* [Exercise description] Restate, exactly and only, the lines from the first through the line containing "const FONT = 'Liberation Serif';".

─── Provided data

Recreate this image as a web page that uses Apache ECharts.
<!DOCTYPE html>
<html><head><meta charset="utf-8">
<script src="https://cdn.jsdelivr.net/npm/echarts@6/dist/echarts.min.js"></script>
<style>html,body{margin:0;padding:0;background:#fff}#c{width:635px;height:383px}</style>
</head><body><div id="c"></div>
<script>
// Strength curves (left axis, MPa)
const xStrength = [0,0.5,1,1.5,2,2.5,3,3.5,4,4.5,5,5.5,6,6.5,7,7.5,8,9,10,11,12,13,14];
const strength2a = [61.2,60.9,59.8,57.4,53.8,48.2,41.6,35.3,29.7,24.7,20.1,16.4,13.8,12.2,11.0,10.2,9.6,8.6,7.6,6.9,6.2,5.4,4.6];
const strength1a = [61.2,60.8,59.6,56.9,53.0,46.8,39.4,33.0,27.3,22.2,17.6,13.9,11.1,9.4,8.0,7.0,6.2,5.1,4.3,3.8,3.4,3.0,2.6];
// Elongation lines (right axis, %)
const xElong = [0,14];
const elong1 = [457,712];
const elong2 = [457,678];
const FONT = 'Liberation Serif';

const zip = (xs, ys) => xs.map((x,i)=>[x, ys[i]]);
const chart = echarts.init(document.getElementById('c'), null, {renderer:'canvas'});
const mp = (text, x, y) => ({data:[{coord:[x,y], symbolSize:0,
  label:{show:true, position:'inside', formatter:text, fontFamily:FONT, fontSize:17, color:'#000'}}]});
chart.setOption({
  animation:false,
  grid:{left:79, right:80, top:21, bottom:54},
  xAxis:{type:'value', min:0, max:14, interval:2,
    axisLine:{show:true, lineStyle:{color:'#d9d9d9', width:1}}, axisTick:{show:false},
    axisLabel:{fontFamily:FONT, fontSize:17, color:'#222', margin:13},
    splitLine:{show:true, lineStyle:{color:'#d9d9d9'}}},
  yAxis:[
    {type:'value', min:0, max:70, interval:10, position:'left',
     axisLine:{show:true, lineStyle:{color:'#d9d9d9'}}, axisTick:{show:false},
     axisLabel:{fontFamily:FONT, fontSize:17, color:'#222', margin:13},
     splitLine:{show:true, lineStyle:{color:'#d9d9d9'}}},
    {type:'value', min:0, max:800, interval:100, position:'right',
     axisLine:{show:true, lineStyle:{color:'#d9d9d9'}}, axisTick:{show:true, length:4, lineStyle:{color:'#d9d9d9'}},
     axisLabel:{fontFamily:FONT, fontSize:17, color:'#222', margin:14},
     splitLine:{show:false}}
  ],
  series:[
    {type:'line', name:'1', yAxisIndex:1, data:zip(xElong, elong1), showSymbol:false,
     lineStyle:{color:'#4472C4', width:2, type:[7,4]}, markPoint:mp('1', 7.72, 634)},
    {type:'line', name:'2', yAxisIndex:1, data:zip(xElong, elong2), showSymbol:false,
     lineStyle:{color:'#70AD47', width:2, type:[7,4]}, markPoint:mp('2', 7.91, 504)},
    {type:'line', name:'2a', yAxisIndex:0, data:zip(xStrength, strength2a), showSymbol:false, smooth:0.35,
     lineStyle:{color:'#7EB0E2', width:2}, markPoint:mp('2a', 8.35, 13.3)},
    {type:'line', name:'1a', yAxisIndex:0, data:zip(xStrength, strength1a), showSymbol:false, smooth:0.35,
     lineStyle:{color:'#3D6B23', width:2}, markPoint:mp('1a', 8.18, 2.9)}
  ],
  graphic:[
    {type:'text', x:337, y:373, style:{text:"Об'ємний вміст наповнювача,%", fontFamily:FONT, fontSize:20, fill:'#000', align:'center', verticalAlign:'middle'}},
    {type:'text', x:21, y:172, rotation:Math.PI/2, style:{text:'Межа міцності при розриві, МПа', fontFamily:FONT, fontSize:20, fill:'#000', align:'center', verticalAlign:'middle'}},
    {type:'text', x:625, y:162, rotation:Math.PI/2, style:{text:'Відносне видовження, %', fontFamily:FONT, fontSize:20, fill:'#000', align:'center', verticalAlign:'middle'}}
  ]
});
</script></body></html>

──────

* [Reply to the exercise]
Recreate this image as a web page that uses Apache ECharts.
<!DOCTYPE html>
<html><head><meta charset="utf-8">
<script src="https://cdn.jsdelivr.net/npm/echarts@6/dist/echarts.min.js"></script>
<style>html,body{margin:0;padding:0;background:#fff}#c{width:635px;height:383px}</style>
</head><body><div id="c"></div>
<script>
// Strength curves (left axis, MPa)
const xStrength = [0,0.5,1,1.5,2,2.5,3,3.5,4,4.5,5,5.5,6,6.5,7,7.5,8,9,10,11,12,13,14];
const strength2a = [61.2,60.9,59.8,57.4,53.8,48.2,41.6,35.3,29.7,24.7,20.1,16.4,13.8,12.2,11.0,10.2,9.6,8.6,7.6,6.9,6.2,5.4,4.6];
const strength1a = [61.2,60.8,59.6,56.9,53.0,46.8,39.4,33.0,27.3,22.2,17.6,13.9,11.1,9.4,8.0,7.0,6.2,5.1,4.3,3.8,3.4,3.0,2.6];
// Elongation lines (right axis, %)
const xElong = [0,14];
const elong1 = [457,712];
const elong2 = [457,678];
const FONT = 'Liberation Serif';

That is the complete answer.